» **Extracted data**:
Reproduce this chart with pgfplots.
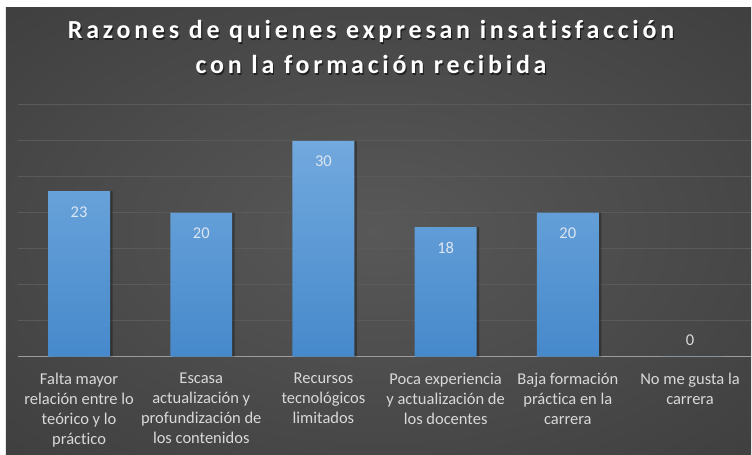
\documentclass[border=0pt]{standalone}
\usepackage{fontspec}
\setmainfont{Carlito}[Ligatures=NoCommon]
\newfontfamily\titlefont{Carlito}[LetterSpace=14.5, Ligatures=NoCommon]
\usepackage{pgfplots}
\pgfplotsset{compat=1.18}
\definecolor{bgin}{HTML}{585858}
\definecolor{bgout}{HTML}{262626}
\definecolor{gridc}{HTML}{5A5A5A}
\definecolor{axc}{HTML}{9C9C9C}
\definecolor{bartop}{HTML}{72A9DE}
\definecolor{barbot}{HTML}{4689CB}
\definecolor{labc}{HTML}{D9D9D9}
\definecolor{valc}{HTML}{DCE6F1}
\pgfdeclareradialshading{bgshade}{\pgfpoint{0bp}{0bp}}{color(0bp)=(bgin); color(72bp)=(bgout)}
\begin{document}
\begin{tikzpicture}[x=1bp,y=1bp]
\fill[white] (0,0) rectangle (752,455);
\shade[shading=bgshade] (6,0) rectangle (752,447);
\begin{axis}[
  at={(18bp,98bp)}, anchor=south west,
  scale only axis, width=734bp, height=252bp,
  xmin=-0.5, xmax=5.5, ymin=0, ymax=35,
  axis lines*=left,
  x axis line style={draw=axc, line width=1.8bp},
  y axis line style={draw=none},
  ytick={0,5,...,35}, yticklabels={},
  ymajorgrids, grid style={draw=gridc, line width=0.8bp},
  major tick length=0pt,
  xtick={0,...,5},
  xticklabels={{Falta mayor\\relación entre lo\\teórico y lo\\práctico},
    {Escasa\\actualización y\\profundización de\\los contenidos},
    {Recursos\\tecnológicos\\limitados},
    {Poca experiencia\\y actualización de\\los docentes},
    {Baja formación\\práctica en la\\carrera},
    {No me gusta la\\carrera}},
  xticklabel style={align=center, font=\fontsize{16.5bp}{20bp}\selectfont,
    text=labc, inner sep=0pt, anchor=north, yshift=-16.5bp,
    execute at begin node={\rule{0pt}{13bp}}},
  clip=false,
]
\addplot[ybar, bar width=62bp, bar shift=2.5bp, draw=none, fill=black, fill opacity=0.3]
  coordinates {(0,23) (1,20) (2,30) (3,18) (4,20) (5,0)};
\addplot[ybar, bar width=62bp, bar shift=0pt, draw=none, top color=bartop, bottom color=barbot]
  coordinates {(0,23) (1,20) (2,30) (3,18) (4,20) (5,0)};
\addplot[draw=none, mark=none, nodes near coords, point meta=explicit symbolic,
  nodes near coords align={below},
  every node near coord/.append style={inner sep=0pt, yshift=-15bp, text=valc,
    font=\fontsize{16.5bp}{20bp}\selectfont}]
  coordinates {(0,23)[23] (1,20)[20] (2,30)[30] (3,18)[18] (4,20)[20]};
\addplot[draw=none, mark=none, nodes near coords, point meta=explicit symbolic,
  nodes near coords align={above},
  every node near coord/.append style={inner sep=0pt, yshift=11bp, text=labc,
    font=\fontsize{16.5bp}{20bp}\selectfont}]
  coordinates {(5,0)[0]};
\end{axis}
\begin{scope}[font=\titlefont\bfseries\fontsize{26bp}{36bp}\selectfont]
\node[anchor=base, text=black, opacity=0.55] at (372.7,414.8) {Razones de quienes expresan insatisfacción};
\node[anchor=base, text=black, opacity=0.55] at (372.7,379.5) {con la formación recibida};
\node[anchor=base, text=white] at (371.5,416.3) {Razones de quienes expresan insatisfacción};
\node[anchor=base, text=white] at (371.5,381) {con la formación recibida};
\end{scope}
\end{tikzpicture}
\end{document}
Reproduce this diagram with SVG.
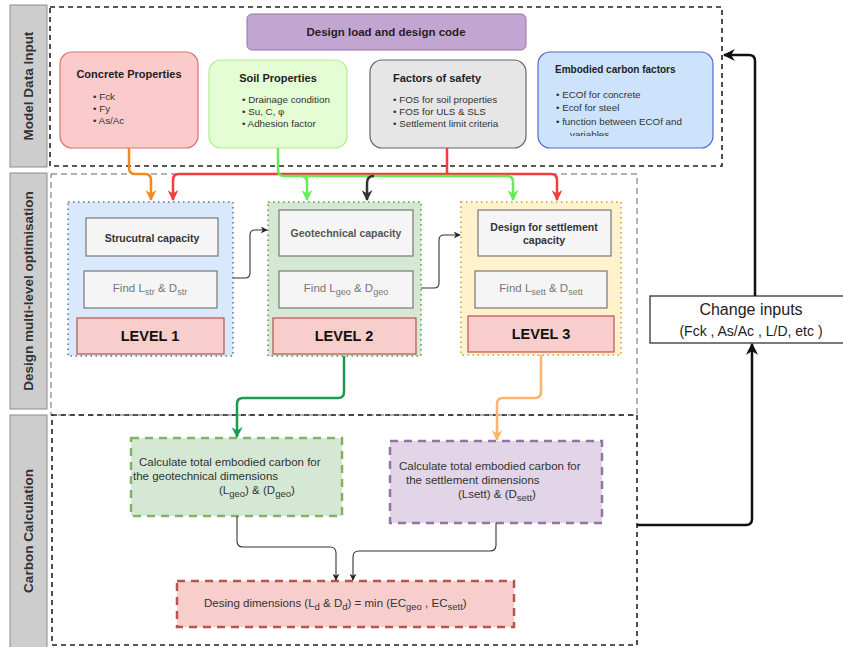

» **Exercise description**:
Of the lines above, how many contain the string "Reproduce"? Only the number is required.

» **Exercise response**:
2